I was, frankly, surprised. I guess it was me who was angry with God about the accident. Why hadn’t God been paying attention? Why couldn’t her car have just made it across the turnpike before it stalled? Why was the ice machine broken? Why did the other driver have to be from a state that did not require insurance? It just seemed like God could have had a handle on some of that stuff. Do you ever ask yourself questions like that when bad break after bad break comes? I think the psalmist did. Listen to the cry – “Be gracious to me, O Lord.” The psalm is this great build up – yoo-hoo God, over here! Look at me, look at my terrible suffering. Do you see, really see, how much I am hurting? And then there is this lovely expression of trust – I trust in you, O Lord; I say, “You are my God.” I think there is probably some basis for that trust. The psalmist has called out to God before, like my friend had called out to God before – during a difficult and lonely childhood. The psalmist, and my friend, had experienced God’s face shining upon them, knew that God loved them and had confidence that God cared, that God listened, that God strengthened them.

I chose the Gospel reading from Matthew, which is the end of the sermon of the mount, because I think this solid foundation that Jesus is talking about is not just taking Jesus’ advice to love an enemy, to give up your shirt as well as your cloak. I think the solid foundation is set when we seek to develop the same kind of relationship with God that Jesus had. That is the strong foundation, the rock that will hold up the house, the temple that we are, through any storm, through rain and flood and wind! God loves us and responds to us no matter what, but if we don’t trust it, if we don’t turn to God in times of trouble, we will never know that. We will never recognize it and see it. We will be trying to build the temple that we are on sand, and feel completely wiped out when hard times come.

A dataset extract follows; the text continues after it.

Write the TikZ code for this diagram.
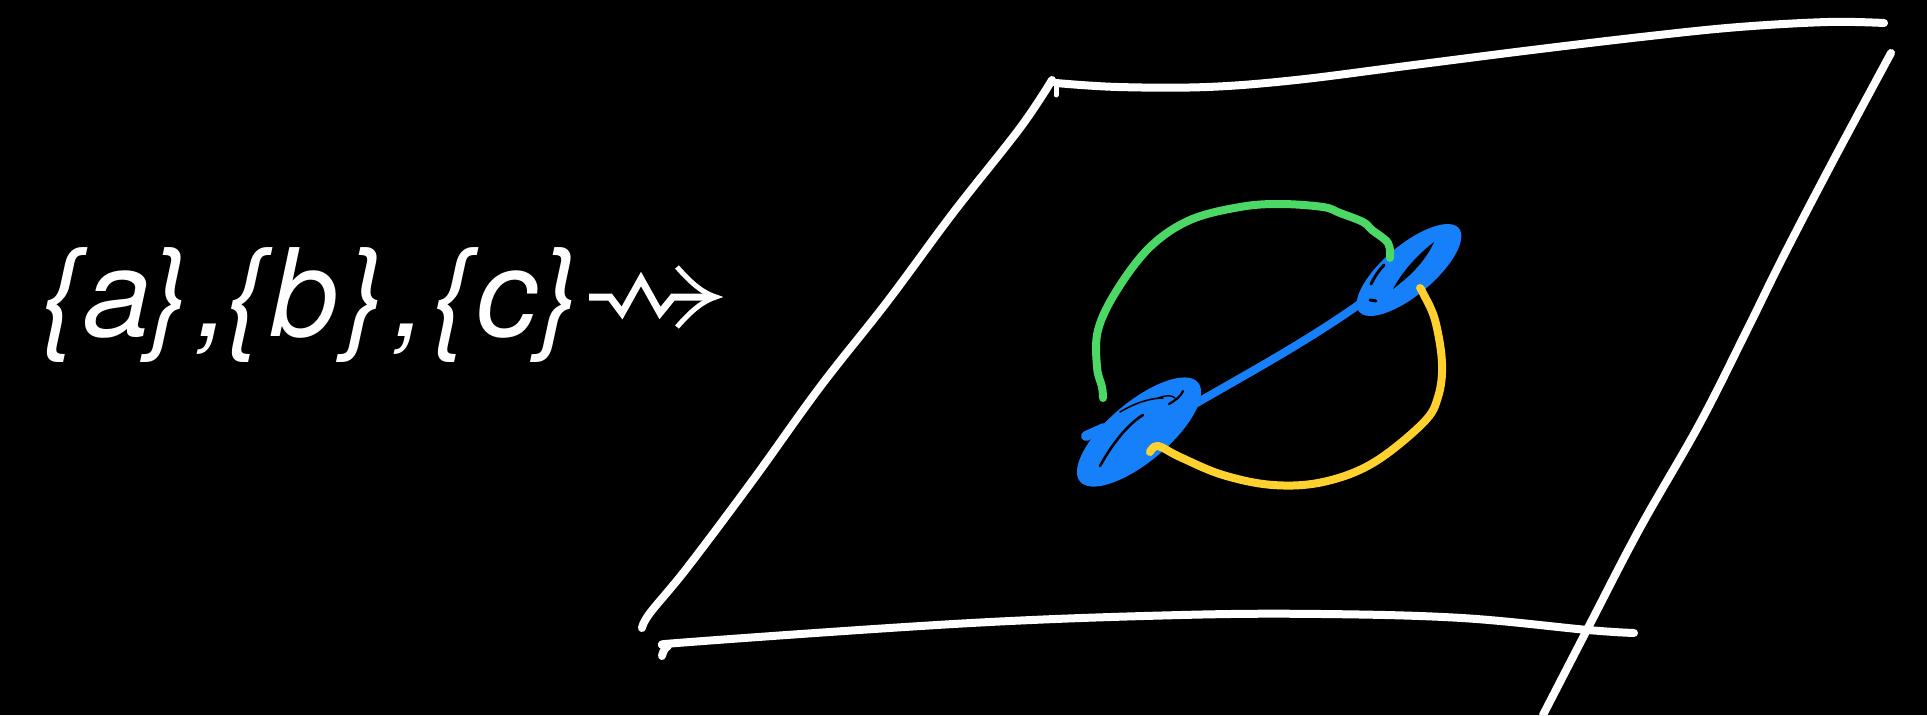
\documentclass[tikz,border=0pt]{standalone}
\usepackage{fontspec}
\newfontfamily\labelfont{TeX Gyre Heros}
\definecolor{bl}{HTML}{1580FA}
\definecolor{gr}{HTML}{4CD865}
\definecolor{ye}{HTML}{FFD12F}
\tikzset{
  wline/.style={white, line width=8pt, line cap=round, line join=round},
  cline/.style={line width=8pt, line cap=round, line join=round},
  slit/.style={black, line cap=round},
  lbl/.style={anchor=base west, inner sep=0pt, text=white, font=\labelfont\fontsize{122}{130}\selectfont\itshape},
}
\begin{document}
\begin{tikzpicture}[x=1pt,y=-1pt]
\fill[black] (0,0) rectangle (1927,715);
\useasboundingbox (0,0) rectangle (1927,715);

% label {a},{b},{c}
\node[lbl] (sets) at (41,336) {\{\kern1.8pt a\kern-3.3pt\}\kern7.8pt,\kern-4.4pt\{\kern3.3pt b\kern6.7pt\}\kern7.8pt,\kern5.6pt\{\kern2.8pt c\kern1.5pt\}};

% squiggly arrow
\draw[white, line width=7pt, line join=miter] (589,297) -- (610,297) -- (622,313) -- (641,279) -- (660,313) -- (673,297) -- (712,297);
\draw[white, line width=5pt, line cap=butt] (677,267) .. controls (692,284) and (703,293) .. (716,297)
      .. controls (703,301) and (692,310) .. (677,327);

% sheet (parallelogram)
\draw[wline] plot[smooth, tension=0.6] coordinates {(1056,83) (1118,87) (1207,87) (1296,80) (1414,65) (1532,50) (1650,36) (1739,27) (1828,22) (1884,23)};
\draw[wline] plot[smooth, tension=0.6] coordinates {(1052,80) (1020,128) (953,213) (887,302) (820,387) (753,480) (687,568) (650,613) (642,628)};
\draw[white, line width=5pt, line cap=round] (1056,84) -- (1056,95);
\draw[wline] plot[smooth, tension=0.6] coordinates {(662,656) (668,646) (690,642) (971,623) (1181,615) (1322,614) (1462,618) (1588,630) (1634,633)};
\draw[wline] plot[smooth, tension=0.6] coordinates {(1891,53) (1833,161) (1783,257) (1747,330) (1700,423) (1640,528) (1590,624) (1543,715)};

% blue connector
\draw[bl, cline] (1188,408) .. controls (1250,372) and (1310,340) .. (1368,298);

% left blob
\begin{scope}[shift={(1139,432)}, rotate=40]
  \fill[bl] (0,0) ellipse [x radius=77, y radius=30];
\end{scope}
\draw[bl, line width=10pt, line cap=round] (1086,436) -- (1104,428);
\draw[slit, line width=2.6pt] (1100,466) .. controls (1112,444) and (1128,424) .. (1143,415);
\draw[slit, line width=1.6pt] (1120,412) .. controls (1135,403) and (1150,398) .. (1163,398);
\draw[slit, line width=2.2pt] (1169,404) .. controls (1176,400) and (1181,396) .. (1183,391);
\draw[slit, line width=1.4pt] (1158,398) .. controls (1166,395) and (1172,395) .. (1175,398);

% right blob
\begin{scope}[shift={(1409,270)}, rotate=40]
  \fill[bl] (0,0) ellipse [x radius=65, y radius=25];
\end{scope}
\fill[black] (1393,289) .. controls (1402,272) and (1417,255) .. (1434,242)
   .. controls (1427,258) and (1414,272) .. (1403,281) .. controls (1399,284) and (1396,287) .. cycle;
\draw[slit, line width=3pt] (1371,284) .. controls (1375,276) and (1379,270) .. (1384,265);
\draw[slit, line width=3pt] (1370,300) -- (1376,301);

% green and yellow connectors
\draw[gr, cline] plot[smooth, tension=0.6] coordinates {(1103,398) (1102,387) (1097,367) (1098,330) (1117,290) (1150,247) (1190,220) (1240,207) (1280,204) (1323,207) (1340,213) (1363,222) (1372,230) (1388,243) (1390,258)};
\draw[ye, cline] plot[smooth, tension=0.6] coordinates {(1150,452) (1158,446) (1180,457) (1223,475) (1273,485) (1323,482) (1373,463) (1423,423) (1438,397) (1442,363) (1435,320) (1423,293) (1420,288)};
\end{tikzpicture}
\end{document}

To love God, to build ourselves on the rock of solid relationship with God, does not mean our lives will be free from storms. They will come for sure. But we have the chance always, through any storm and trial, to grow closer to God, to build that relationship ever stronger. And one way we do that is by asking for help, bringing our pain, our fear, even our self-pity, to the one who will help us bear up, the one who will indeed shine upon us. May it be so.